La Niña has officially been declared, which has the potential to impact global food production. In this article we delve into the historical impact of La Niña on Australian and global wheat production.
According to the BOM, ‘El Niño’s often lead to drier conditions over large parts of Australia, while La Niña’s tend to enhance rainfall over much of the continent’. However, it must be noted that not every drought is associated with El Niño nor every wet year with La Niña.
In this analysis we have examined the El Niño and La Niña events which have been considered moderate to strong from 1960 to 2015 in order to determine what impact these events have on grain crops by analysing the year on year change in wheat production.
In Figure 1, we see the year-on-year impact of El Niño split into east coast and west coast. In the period 1960-2015, seven of 11 El Niño years have recorded a reduction in wheat production, with six of these years recording a > 20% reduction. In Western Australia the impact of El Niño has been less negative, with six out 11 event years recording an increase. However, only two of these years record > 20% increase. In addition, during the years of production decline, three of these years recorded large production falls of > 20%.
The year-on-year impact of La Niña is displayed on both the east and west coasts as highlighted in Figure 2. In the period 1960-2015, there have been eight La Niña events. The east coast during these La Niña events experienced six years where production has been higher, with four being > 15% and two events where production reduced by > 20%.
The impact of La Niña in WA has caused four out of eight years to have a production contraction, with three of those years having a > 20% decline. The La Niña years with an increase in production in WA have resulted in smaller increases than the east coast with the exception of 1988.

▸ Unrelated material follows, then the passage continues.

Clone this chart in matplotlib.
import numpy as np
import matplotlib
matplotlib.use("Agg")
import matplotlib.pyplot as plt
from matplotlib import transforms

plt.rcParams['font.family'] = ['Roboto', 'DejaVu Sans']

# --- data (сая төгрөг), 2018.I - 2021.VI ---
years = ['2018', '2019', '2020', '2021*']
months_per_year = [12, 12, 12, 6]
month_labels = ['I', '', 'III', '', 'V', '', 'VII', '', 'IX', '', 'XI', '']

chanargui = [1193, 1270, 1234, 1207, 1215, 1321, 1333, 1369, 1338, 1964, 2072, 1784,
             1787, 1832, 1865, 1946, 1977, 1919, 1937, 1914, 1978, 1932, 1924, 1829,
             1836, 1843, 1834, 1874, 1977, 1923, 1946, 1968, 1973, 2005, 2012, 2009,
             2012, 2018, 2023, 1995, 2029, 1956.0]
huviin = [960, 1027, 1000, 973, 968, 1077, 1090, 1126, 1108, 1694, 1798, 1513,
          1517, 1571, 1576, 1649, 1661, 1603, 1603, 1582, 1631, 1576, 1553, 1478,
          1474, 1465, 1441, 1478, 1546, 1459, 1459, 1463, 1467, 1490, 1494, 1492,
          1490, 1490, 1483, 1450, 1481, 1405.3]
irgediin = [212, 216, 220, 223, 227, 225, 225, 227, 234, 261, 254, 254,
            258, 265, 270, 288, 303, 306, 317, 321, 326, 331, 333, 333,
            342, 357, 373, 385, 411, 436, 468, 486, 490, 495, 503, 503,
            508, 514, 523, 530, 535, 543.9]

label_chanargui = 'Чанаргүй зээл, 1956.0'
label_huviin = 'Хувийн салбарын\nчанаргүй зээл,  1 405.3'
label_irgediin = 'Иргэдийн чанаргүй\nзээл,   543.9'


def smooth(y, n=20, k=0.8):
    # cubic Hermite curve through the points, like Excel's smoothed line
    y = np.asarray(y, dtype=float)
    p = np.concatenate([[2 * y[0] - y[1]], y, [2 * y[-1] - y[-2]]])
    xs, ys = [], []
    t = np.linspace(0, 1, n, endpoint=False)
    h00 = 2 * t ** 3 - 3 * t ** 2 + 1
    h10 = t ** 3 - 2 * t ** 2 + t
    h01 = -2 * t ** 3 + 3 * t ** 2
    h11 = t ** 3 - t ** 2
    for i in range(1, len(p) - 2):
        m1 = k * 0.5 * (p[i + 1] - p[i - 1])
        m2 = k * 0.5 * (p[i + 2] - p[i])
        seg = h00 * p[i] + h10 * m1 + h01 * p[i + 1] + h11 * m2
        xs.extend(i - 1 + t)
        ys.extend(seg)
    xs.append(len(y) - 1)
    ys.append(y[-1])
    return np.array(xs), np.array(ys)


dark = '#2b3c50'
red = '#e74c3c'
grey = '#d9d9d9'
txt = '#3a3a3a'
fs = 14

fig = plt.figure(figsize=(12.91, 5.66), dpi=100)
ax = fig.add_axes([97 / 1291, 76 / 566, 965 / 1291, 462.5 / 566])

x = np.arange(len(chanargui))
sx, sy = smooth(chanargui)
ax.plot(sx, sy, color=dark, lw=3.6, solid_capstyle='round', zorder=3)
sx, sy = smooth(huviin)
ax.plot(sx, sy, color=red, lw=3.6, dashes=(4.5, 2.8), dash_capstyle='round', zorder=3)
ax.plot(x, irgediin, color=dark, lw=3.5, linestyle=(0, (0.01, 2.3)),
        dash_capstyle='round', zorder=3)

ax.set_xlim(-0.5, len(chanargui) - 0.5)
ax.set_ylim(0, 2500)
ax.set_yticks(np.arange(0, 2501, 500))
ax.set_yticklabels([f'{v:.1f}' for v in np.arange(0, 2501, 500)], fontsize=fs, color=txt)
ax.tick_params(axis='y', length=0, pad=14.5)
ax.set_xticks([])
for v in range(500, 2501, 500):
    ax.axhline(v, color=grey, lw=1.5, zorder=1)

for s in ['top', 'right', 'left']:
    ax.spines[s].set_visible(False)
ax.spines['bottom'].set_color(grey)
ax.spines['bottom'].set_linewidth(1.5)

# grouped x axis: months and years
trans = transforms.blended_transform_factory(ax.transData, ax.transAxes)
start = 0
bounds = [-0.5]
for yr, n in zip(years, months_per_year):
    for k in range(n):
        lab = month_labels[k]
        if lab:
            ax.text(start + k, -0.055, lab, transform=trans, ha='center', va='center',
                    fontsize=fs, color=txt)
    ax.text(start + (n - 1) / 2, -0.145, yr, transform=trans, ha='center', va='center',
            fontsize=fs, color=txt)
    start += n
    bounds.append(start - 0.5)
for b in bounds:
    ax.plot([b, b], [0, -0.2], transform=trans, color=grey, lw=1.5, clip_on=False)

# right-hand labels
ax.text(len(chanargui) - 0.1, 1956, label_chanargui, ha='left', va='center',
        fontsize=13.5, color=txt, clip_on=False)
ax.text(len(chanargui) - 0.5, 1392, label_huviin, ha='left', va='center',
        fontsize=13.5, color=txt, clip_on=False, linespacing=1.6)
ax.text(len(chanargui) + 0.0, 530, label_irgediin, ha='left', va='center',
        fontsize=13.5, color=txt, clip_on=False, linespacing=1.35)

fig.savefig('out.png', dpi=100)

In both Figures 1 and 2, it is evident that since the mid 1980s in Australia El Niño events have overall been negative for crop production and La Niña events have been positive, with the exception of 2010 in WA.
In Figure 3, the year-on-year impact of La Niña and El Niño is detailed at a global level. During an El Niño year we can determine that production was reduced in six years out of 11, and increased in five years with no changes of more than 10% on a global level.
During La Niña years, global production has increased in three out of eight years, whilst production has decreased in five years. At present, the market is not yet overly concerned with La Niña. However, it does have the potential to impact greatly on the US crop through drier weather and eastern Australia through wetter than average conditions. If La Niña starts to impact on the US crop production, then we are likely to see risk premiums emerge in US futures markets, which will flow on to our own prices.[key_points]
What does this mean?
The market is looking for information to provide direction. The anxiety resulting from the potential for a La Niña can result in the formation of a risk premium in Chicago futures, as buyers seek to reduce risk from US related supply issues.
Australian growers would therefore benefit from a rise in futures prices.